HonestDiD package tests how robust the ATT estimate is to bounded violations of parallel trends.

Placebo treatment

Randomly reassign treatment status and re-estimate. ATT should be near zero on average — a distributional check.

Alternate control group

Re-estimate using a different, arguably comparable, control group. Estimates should be similar if parallel trends holds broadly.

03_pretrend.R
# Event-study specification: interact treatment with relative time
# ref = -1 sets the period before treatment as the baseline
fit_es <- feols(
  outcome ~ i(rel_time, treated, ref = -1) | unit_id + year,
  data = panel,
  cluster = ~unit_id
)

# Plot — pre-period coefs should be near zero (parallel trends)
iplot(
  fit_es,
  main = "Event study: pre-trend test",
  xlab = "Periods relative to treatment",
  pt.join = TRUE
)
abline(h = 0, lty = 2, col = "grey60")
STAGGERED ADOPTION — CALLAWAY & SANT'ANNA

When units adopt treatment at different times, TWFE conflates ATTs across cohorts and periods — and can produce sign-reversed estimates when treatment effects are heterogeneous. Callaway & Sant'Anna (2021) estimates group-time ATTs separately and aggregates cleanly.

What changes

Instead of one β, you get ATT(g,t): the average effect for cohort g (first treated in year g) at calendar time t.

Aggregation options

Aggregate to a single ATT, a dynamic event-study plot, or group-specific effects — all from the same underlying estimates.

Control group

Use never-treated units if available. If not, not-yet-treated units can serve as controls with additional assumptions.

Why not TWFE

Goodman-Bacon (2021) decomposition shows that TWFE weights cohort-time ATTs negatively when effect sizes vary across cohorts.

04_callaway_santanna.R
library(did)

# Callaway & Sant'Anna (2021)
# Robust to heterogeneous treatment effects across cohorts
cs <- att_gt(
  yname = "outcome",
  tname = "year",
  idname = "unit_id",
  gname = "first_treat_year",   # 0 if never treated
  control_group = "nevertreated",
  data = panel
)

# Aggregate to overall ATT
aggte(cs, type = "simple")

# Or dynamic (event-study) aggregation
es <- aggte(cs, type = "dynamic")
ggdid(es)
OUTPUT INTERPRETATION

What does β = 0.04 mean?

A 4 percentage point increase in the outcome for treated units relative to controls, after accounting for unit and time fixed effects. Interpret in the units of your outcome variable.

My pre-period coefficients are non-zero — now what?

First check magnitude, not just significance. Small deviations with wide CIs may be noise. Large deviations suggest the parallel trends assumption fails — consider a different control group, covariates-adjusted DiD, or a different research design.
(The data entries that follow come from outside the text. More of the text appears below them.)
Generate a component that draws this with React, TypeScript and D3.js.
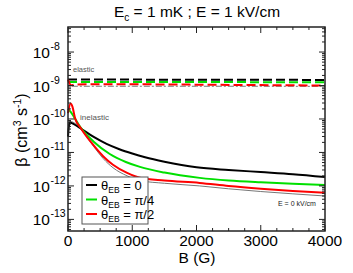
import React from 'react';
import * as d3 from 'd3';

// Magnetic field (G) and rates (cm^3 s^-1)
const elasticB = [0, 500, 1000, 2000, 3000, 4000];
const elasticBlack = [1.5e-9, 1.5e-9, 1.5e-9, 1.49e-9, 1.48e-9, 1.47e-9];
const elasticGreen = [1.28e-9, 1.28e-9, 1.27e-9, 1.27e-9, 1.26e-9, 1.25e-9];
const elasticRedB = [0, 50, 100, 500, 1000, 2000, 3000, 4000];
const elasticRed = [1.5e-9, 1.02e-9, 1.06e-9, 1.1e-9, 1.09e-9, 1.06e-9, 1.03e-9, 1.0e-9];
const elasticGrayB = [60, 500, 1000, 2000, 3000, 4000];
const elasticGray = [9.5e-10, 9.5e-10, 9.5e-10, 9.5e-10, 9.5e-10, 9.4e-10];

const inelBlackB = [0, 25, 60, 120, 200, 400, 600, 800, 1000, 1200, 1500, 2000, 2500, 3000, 3500, 4000];
const inelBlack = [3e-11, 8e-11, 7.5e-11, 6.5e-11, 5.2e-11, 2.9e-11, 1.8e-11, 1.25e-11, 9.3e-12, 7.2e-12, 5.3e-12, 3.6e-12, 3.0e-12, 2.6e-12, 2.25e-12, 1.85e-12];
const inelGreenB = [0, 50, 100, 200, 400, 650, 900, 1120, 1500, 2050, 2500, 3000, 3500, 4000];
const inelGreen = [2.0e-10, 1.55e-10, 1.1e-10, 5.4e-11, 2.1e-11, 9e-12, 5.2e-12, 3.7e-12, 2.5e-12, 1.74e-12, 1.45e-12, 1.28e-12, 1.16e-12, 1.07e-12];
const inelRedB = [0, 40, 70, 110, 200, 390, 550, 700, 920, 1120, 1500, 2050, 2500, 3000, 3500, 4000];
const inelRed = [1.5e-10, 2.9e-10, 2.3e-10, 1.05e-10, 5.3e-11, 1.7e-11, 7.6e-12, 4.3e-12, 2.45e-12, 1.75e-12, 1.45e-12, 1.23e-12, 1.0e-12, 8.3e-13, 7.1e-13, 6.2e-13];
const inelGrayB = [0, 30, 80, 200, 400, 550, 700, 920, 1120, 1500, 2050, 2500, 3000, 3500, 4000];
const inelGray = [4e-11, 8.5e-11, 8e-11, 5e-11, 1.5e-11, 6.5e-12, 3.5e-12, 2.0e-12, 1.45e-12, 1.2e-12, 1.0e-12, 8.2e-13, 6.8e-13, 5.8e-13, 5.0e-13];

const xTicks = [0, 1000, 2000, 3000, 4000];
const yExponents = [-8, -9, -10, -11, -12, -13];
const legendLabels = ['0', 'π/4', 'π/2'];
const seriesColors = ['#000000', '#00e000', '#ff0000'];

const FONT = 'Liberation Sans, Arial, Helvetica, sans-serif';
const W = 353;
const H = 273;
const left = 68, right = 325, top = 27, bottom = 231;

export default function App() {
  const x = d3.scaleLinear().domain([0, 4000]).range([left, right]);
  const y = d3.scaleLog().domain([4.5e-14, 5.6e-8]).range([bottom, top]);

  const line = (bs: number[], vs: number[]) =>
    d3.line<number>()
      .x((_, i) => x(bs[i]))
      .y(d => y(d))
      .curve(d3.curveMonotoneX)(vs) || '';

  const xMinor = d3.range(0, 4001, 250).filter(v => v % 1000 !== 0);
  const yMinor: number[] = [];
  for (let e = -14; e <= -8; e++) {
    for (let m = 2; m <= 9; m++) {
      const v = m * Math.pow(10, e);
      if (v > 4.5e-14 && v < 5.6e-8) yMinor.push(v);
    }
  }

  const axisColor = '#222';

  return (
    <svg width={W} height={H} style={{ position: 'absolute', left: 0, top: 0 }} fontFamily={FONT}>
      <rect width={W} height={H} fill="#fff" />
      {/* title */}
      <text x={197} y={17} fontSize={15.5} textAnchor="middle">
        E<tspan fontSize={10} dy={4}>c</tspan><tspan dy={-4}> = 1 mK ; E = 1 kV/cm</tspan>
      </text>

      {/* curves */}
      <g fill="none">
        <path d={line(inelGrayB, inelGray)} stroke="#777" strokeWidth={1} />
        <path d={line(inelBlackB, inelBlack)} stroke={seriesColors[0]} strokeWidth={2} />
        <path d={line(inelGreenB, inelGreen)} stroke={seriesColors[1]} strokeWidth={2} />
        <path d={line(inelRedB, inelRed)} stroke={seriesColors[2]} strokeWidth={2} />
        <path d={line(elasticGrayB, elasticGray)} stroke="#777" strokeWidth={1} strokeDasharray="6,2,2,2" />
        <path d={line(elasticB, elasticBlack)} stroke={seriesColors[0]} strokeWidth={2} strokeDasharray="9,4" />
        <path d={line(elasticB, elasticGreen)} stroke={seriesColors[1]} strokeWidth={2} strokeDasharray="9,4" />
        <path d={line(elasticRedB, elasticRed)} stroke={seriesColors[2]} strokeWidth={2} strokeDasharray="9,4" />
      </g>

      {/* frame */}
      <rect x={left} y={top} width={right - left} height={bottom - top} fill="none" stroke={axisColor} strokeWidth={1.5} />

      {/* x ticks */}
      <g stroke={axisColor} strokeWidth={1}>
        {xTicks.map(t => (
          <g key={'xt' + t}>
            <line x1={x(t)} x2={x(t)} y1={bottom} y2={bottom - 6} />
            <line x1={x(t)} x2={x(t)} y1={top} y2={top + 6} />
          </g>
        ))}
        {xMinor.map(t => (
          <g key={'xm' + t}>
            <line x1={x(t)} x2={x(t)} y1={bottom} y2={bottom - 3} />
            <line x1={x(t)} x2={x(t)} y1={top} y2={top + 3} />
          </g>
        ))}
        {yExponents.map(e => (
          <g key={'yt' + e}>
            <line x1={left} x2={left + 6} y1={y(Math.pow(10, e))} y2={y(Math.pow(10, e))} />
            <line x1={right} x2={right - 6} y1={y(Math.pow(10, e))} y2={y(Math.pow(10, e))} />
          </g>
        ))}
        {yMinor.map((v, i) => (
          <g key={'ym' + i}>
            <line x1={left} x2={left + 3} y1={y(v)} y2={y(v)} />
            <line x1={right} x2={right - 3} y1={y(v)} y2={y(v)} />
          </g>
        ))}
      </g>

      {/* x tick labels */}
      {xTicks.map(t => (
        <text key={'xl' + t} x={x(t)} y={246} fontSize={15.5} textAnchor="middle">{t}</text>
      ))}
      <text x={197} y={263} fontSize={15.5} textAnchor="middle">B (G)</text>

      {/* y tick labels */}
      {yExponents.map(e => (
        <text key={'yl' + e} x={50} y={y(Math.pow(10, e)) + 6} fontSize={15.5} textAnchor="end">
          10
        </text>
      ))}
      {yExponents.map(e => (
        <text key={'ye' + e} x={50.5} y={y(Math.pow(10, e)) - 2} fontSize={10.5}>
          {'-' + Math.abs(e)}
        </text>
      ))}

      {/* y axis label */}
      <text transform="translate(27,130) rotate(-90)" fontSize={16} textAnchor="middle">
        β (cm<tspan fontSize={10.5} dy={-6}>3</tspan><tspan dy={6}> s</tspan><tspan fontSize={10.5} dy={-6}>-1</tspan><tspan dy={6}>)</tspan>
      </text>

      {/* annotations */}
      <text x={73} y={72} fontSize={7.5} fill="#555">elastic</text>
      <text x={80} y={120} fontSize={8} fill="#555">inelastic</text>
      <text x={278} y={206} fontSize={7} fill="#222">E = 0 kV/cm</text>

      {/* legend */}
      <rect x={82} y={177} width={66} height={47} fill="#fff" stroke="#555" strokeWidth={1} />
      {legendLabels.map((lab, i) => (
        <g key={'lg' + i} transform={`translate(0,${185 + i * 14.5})`}>
          <line x1={86} x2={97} y1={0} y2={0} stroke={seriesColors[i]} strokeWidth={2} />
          <text x={101} y={5} fontSize={13}>
            θ<tspan fontSize={8.5} dy={3}>EB</tspan><tspan dy={-3}>{' = ' + lab}</tspan>
          </text>
        </g>
      ))}
    </svg>
  );
}
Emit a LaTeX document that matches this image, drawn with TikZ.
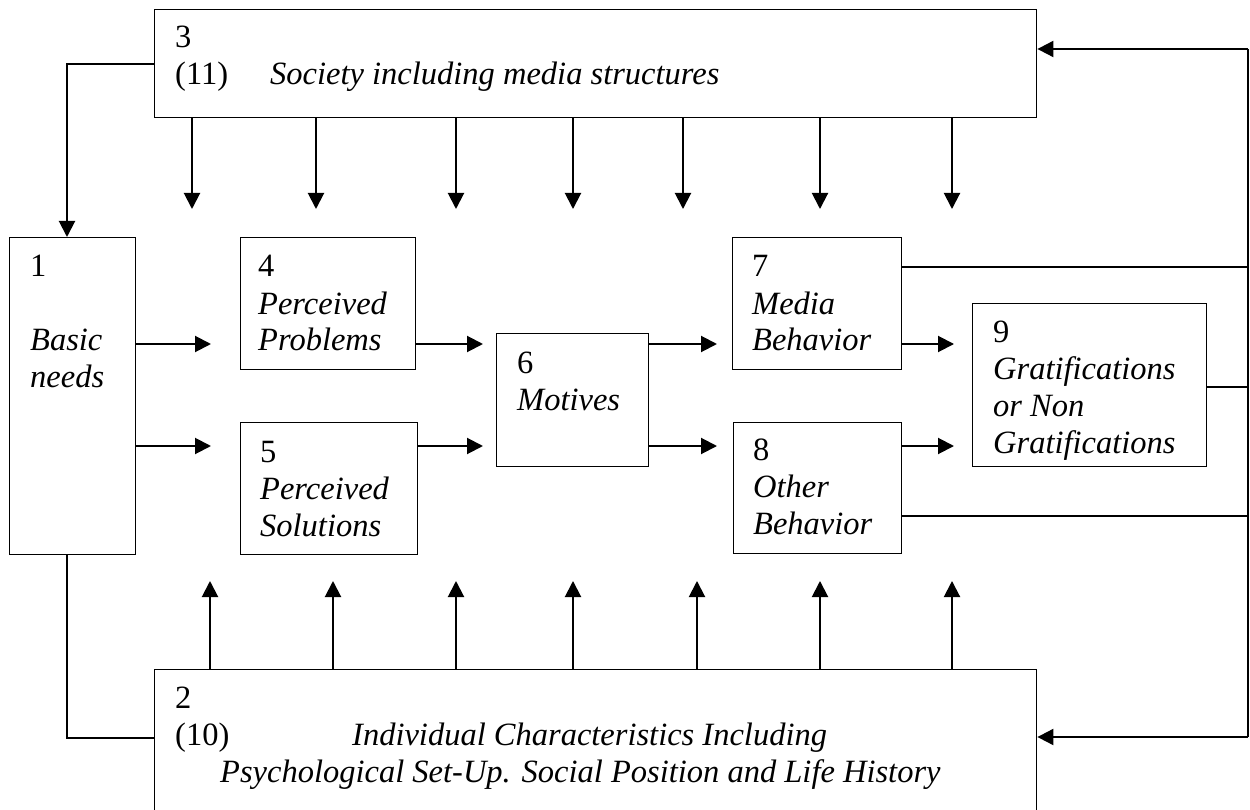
\documentclass[tikz,border=0pt]{standalone}
\usepackage{fontspec}
\setmainfont{Liberation Serif}
\usetikzlibrary{arrows.meta}
\begin{document}
\begin{tikzpicture}[x=1pt,y=-1pt,
  box/.style={draw,line width=1.4pt,inner sep=0pt,anchor=north west},
  lbl/.style={anchor=base west,inner sep=0pt,font=\fontsize{32.5}{37}\selectfont},
  ilbl/.style={lbl,font=\fontsize{32.5}{37}\selectfont\itshape},
  arr/.style={line width=2pt,-{Triangle[width=16pt,length=16pt]}},
  link/.style={line width=1.4pt},
  fb/.style={line width=2pt}]
\useasboundingbox (0,0) rectangle (1250,810);

% boxes
\node[box,minimum width=882pt,minimum height=108pt] (b3) at (154,9) {};
\node[box,minimum width=882pt,minimum height=200pt] (b2) at (154,669) {};
\node[box,minimum width=126pt,minimum height=317pt] (b1) at (9,237) {};
\node[box,minimum width=175pt,minimum height=132pt] (b4) at (240,237) {};
\node[box,minimum width=177pt,minimum height=132pt] (b5) at (240,422) {};
\node[box,minimum width=152pt,minimum height=133pt] (b6) at (496,333) {};
\node[box,minimum width=169pt,minimum height=132pt] (b7) at (732,237) {};
\node[box,minimum width=168pt,minimum height=131pt] (b8) at (733,422) {};
\node[box,minimum width=234pt,minimum height=163pt] (b9) at (972,303) {};

% labels
\node[lbl] (t3a) at (175,48) {3};
\node[lbl] (t3b) at (175,85) {(11)};
\node[ilbl] (t3c) at (270,85) {Society including media structures};

\node[lbl] (t1a) at (30,277) {1};
\node[ilbl] (t1b) at (30,350) {Basic};
\node[ilbl] (t1c) at (30,387) {needs};

\node[lbl] (t4a) at (258,277) {4};
\node[ilbl] (t4b) at (258,314) {Perceived};
\node[ilbl] (t4c) at (258,350) {Problems};

\node[lbl] (t5a) at (260,462) {5};
\node[ilbl] (t5b) at (260,499) {Perceived};
\node[ilbl] (t5c) at (260,536) {Solutions};

\node[lbl] (t6a) at (517,373) {6};
\node[ilbl] (t6b) at (517,410) {Motives};

\node[lbl] (t7a) at (752,277) {7};
\node[ilbl] (t7b) at (752,314) {Media};
\node[ilbl] (t7c) at (752,350) {Behavior};

\node[lbl] (t8a) at (753,460) {8};
\node[ilbl] (t8b) at (753,497) {Other};
\node[ilbl] (t8c) at (753,534) {Behavior};

\node[lbl] (t9a) at (993,342) {9};
\node[ilbl] (t9b) at (993,379) {Gratifications};
\node[ilbl] (t9c) at (993,416) {or Non};
\node[ilbl] (t9d) at (993,453) {Gratifications};

\node[lbl] (t2a) at (175,708) {2};
\node[lbl] (t2b) at (175,745) {(10)};
\node[ilbl] (t2c) at (352,745) {Individual Characteristics Including};
\node[ilbl] (t2d) at (220,782) {Psychological Set-Up. Social Position and Life History};

% society acts downward on every stage
\foreach \x in {192,316,456,573,683,820,952}
  \draw[arr] (b3.south -| \x,0) -- (\x,209);
% individual characteristics act upward on every stage
\foreach \x in {210,333,456,573,697,820,952}
  \draw[arr] (b2.north -| \x,0) -- (\x,581);

% society -> basic needs
\draw[arr] (b3.west |- 0,64) -- (67,64) -- (b1.north -| 67,0);
% basic needs -- individual characteristics
\draw[link] (b1.south -| 67,0) -- (67,738) -- (b2.west |- 0,738);

% basic needs -> problems / solutions
\coordinate (p4) at (211,344);
\coordinate (p5) at (211,446);
\draw[arr] (b1.east |- p4) -- (p4);
\draw[arr] (b1.east |- p5) -- (p5);

% problems / solutions -> motives
\draw[arr] (b4.east |- 0,344) -- (483,344);
\draw[arr] (b5.east |- 0,446) -- (483,446);

% motives -> behaviours
\draw[arr] (b6.east |- 0,344) -- (717,344);
\draw[arr] (b6.east |- 0,446) -- (717,446);

% behaviours -> gratifications
\draw[arr] (b7.east |- 0,344) -- (954,344);
\draw[arr] (b8.east |- 0,446) -- (954,446);

% feedback loop on the right
\coordinate (fbTop) at (1248,49);
\coordinate (fbBot) at (1248,737);
\draw[link] (b7.east |- 0,267) -- (fbTop |- 0,267);
\draw[link] (b9.east |- 0,387) -- (fbTop |- 0,387);
\draw[link] (b8.east |- 0,516) -- (fbTop |- 0,516);
\draw[fb] (fbTop) -- (fbBot);
\draw[arr] (fbTop) -- (b3.east |- fbTop);
\draw[arr] (fbBot) -- (b2.east |- fbBot);
\end{tikzpicture}
\end{document}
TWFE ATT differs from CS ATT — which do I report?

Report both and explain the difference. If treatment effects are homogeneous across cohorts, they should be close. Divergence is itself informative — it signals treatment effect heterogeneity across adoption cohorts.

Should I use clustered standard errors?

Yes — cluster at the level of treatment assignment (typically the state or firm). With fewer than ~30 clusters, consider wild cluster bootstrap or aggregation to the cluster level before estimation.